Assuming the stone isn’t being printed at this point, the image can be assessed and the second etch applied. The steps are exactly the same as described above, except the strengths of the etching solutions may need to be adjusted depending on how the image has rolled up. As a general rule, if the image looks similar to the original drawing, the strengths of the first etch can be maintained. If the image has darkened, a few more drops of acid can be used and if the image is too light, fewer drops can be used. This should have the effect of bringing the image closer to the original drawing for printing.


Printing the Stone

After the second etch has been allowed to sit on the stone for a few hours, the image should be ready for printing.

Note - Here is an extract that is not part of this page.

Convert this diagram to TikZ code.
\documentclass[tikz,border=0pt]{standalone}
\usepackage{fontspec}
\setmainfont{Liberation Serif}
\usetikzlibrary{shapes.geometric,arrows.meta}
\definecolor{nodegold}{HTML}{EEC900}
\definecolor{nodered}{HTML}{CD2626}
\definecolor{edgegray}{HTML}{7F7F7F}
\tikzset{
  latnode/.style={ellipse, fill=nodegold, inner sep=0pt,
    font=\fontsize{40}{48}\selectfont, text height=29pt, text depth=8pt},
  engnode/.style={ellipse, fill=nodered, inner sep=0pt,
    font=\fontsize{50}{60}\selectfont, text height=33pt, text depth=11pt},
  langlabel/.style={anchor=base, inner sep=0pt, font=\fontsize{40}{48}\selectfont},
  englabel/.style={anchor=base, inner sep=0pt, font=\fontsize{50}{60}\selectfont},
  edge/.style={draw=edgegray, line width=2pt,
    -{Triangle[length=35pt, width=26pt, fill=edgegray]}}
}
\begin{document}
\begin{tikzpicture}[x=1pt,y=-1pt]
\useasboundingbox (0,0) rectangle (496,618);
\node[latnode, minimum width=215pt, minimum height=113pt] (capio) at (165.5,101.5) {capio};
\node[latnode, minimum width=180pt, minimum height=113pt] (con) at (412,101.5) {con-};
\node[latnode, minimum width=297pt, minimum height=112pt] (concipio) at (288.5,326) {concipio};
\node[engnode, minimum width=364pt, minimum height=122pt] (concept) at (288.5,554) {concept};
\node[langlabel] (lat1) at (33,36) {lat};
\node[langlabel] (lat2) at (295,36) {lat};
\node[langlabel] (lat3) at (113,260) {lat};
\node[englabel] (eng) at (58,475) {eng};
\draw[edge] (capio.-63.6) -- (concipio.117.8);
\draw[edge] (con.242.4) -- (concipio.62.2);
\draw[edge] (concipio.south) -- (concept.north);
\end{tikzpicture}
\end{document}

Before starting to print it is a good idea to prepare your paper, ink, sponges and other necessary materials in advance.

The image and gum layer is first washed from the stone as in “Rolling up the Stone” above, and the stone kept damp at all times when applying ink to its surface. Using printing ink rolled thinly on the roller, begin to ink the stone, using 3 to 4 passes. Then, wipe the image down with a sponge to remove any unwanted ink spots and print the image on newsprint. It’s best not to apply any more pressure to the stone than is needed, and a few sheets of newsprint can be used to give some padding. It is normal for the image to build up slowly at first as it works its way up to full strength. It may be necessary to print several proofs on newsprint before the image is strong enough to print on good paper.

When using good paper, make sure it is prepared in advance with registration marks. The T-bar registration system allows for very accurate registration and will also compensate for the deckle edges found on many handmade papers (see below.)


In order to produce rich prints with a full tonal range, it may be necessary to slightly dampen the sheets of paper before they are printed, or they may be calendared instead. This involves running each sheet at printing pressure through the press without ink to smoothen out the surface. During printing, try to maintain consistency in your inking, while ensuring to roll the stone from several different directions as you work. This will help to achieve a good consistent print run.